Caring for paintings is an important part of being an art owner. Paintings that have been properly cared for can last much longer than those that are neglected. If you are an antique painting owner or you’re in the market for some fine antique paintings, it’s crucial that you learn how to care for an antique painting. This guide will walk you through some of the key tips to keep in mind.
Store it or display it in a place where air can circulate
Air circulation is important to the health of antique paintings. Storing antique paintings in a location where there is a positive airflow helps the painting avoid extreme moisture without drying it out completely. It’s best to store the painting in a clean, dark, dry place. Be sure to cover the painting or keep it in a case to prevent dust and dirt build-up or accidental damage while moving about the storage space. Outdoor storage facilities are not recommended as they can unwittingly expose the painting to the elements.
Bonus Tip: For extra air circulation, lean the painting slightly away from the wall it hangs on. This allows extra insulation and keeps the painting at a very slight, almost imperceptible angle.
Framing tips to avoid damage
Framing and mounting of your antique paintings is often best left to a professional, but if you are determined to learn, there are a few things you should keep in mind to avoid damaging your paintings. For instance, you should keep antique oil paintings in a deep frame that will hold the stretcher firmly in place. Often, taking your antique painting to a professional framer is the best option, especially if you have trouble finding a frame with the perfect depth.

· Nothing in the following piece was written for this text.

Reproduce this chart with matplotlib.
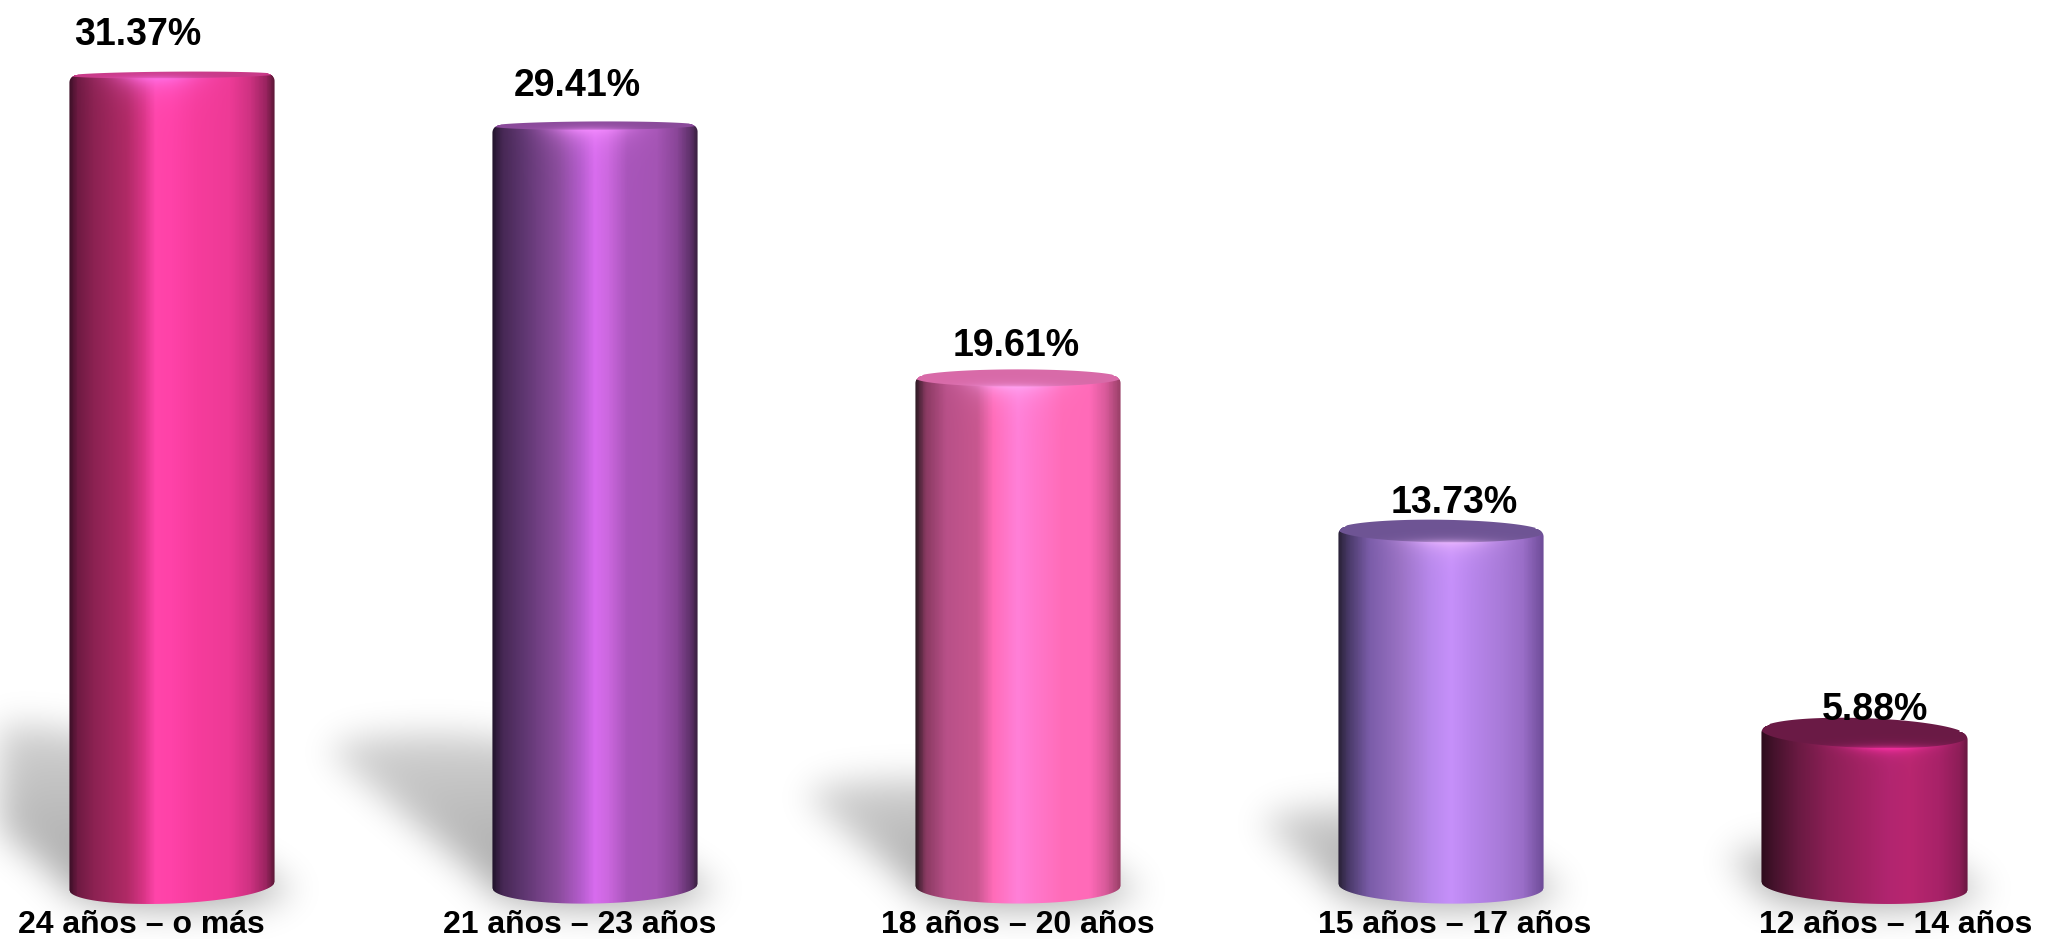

Paintings that were done on paper, rather than canvas or other, more durable materials, should be mounted on acid-free boards. This will prevent damage or over-drying of the painting and keep it looking the way it should. Ask a framer or an antique painting dealer where to find the best non-acidic board. If you’ve already found a board, you can ask a professional to double-check that it’s the right type for your specific painting. This will ensure you don’t accidentally damage the painting when trying to frame or hang it.
Cleaning an antique painting
You should always dust antique paintings with a soft brush, which you should gently run along the surface of the painting. This is the only form of cleaning that you should do as a non-professional—anything more could potentially damage or even ruin the artwork. A professional painting restorer or repairer is the best choice to complete any annual cleanings or touch-up work.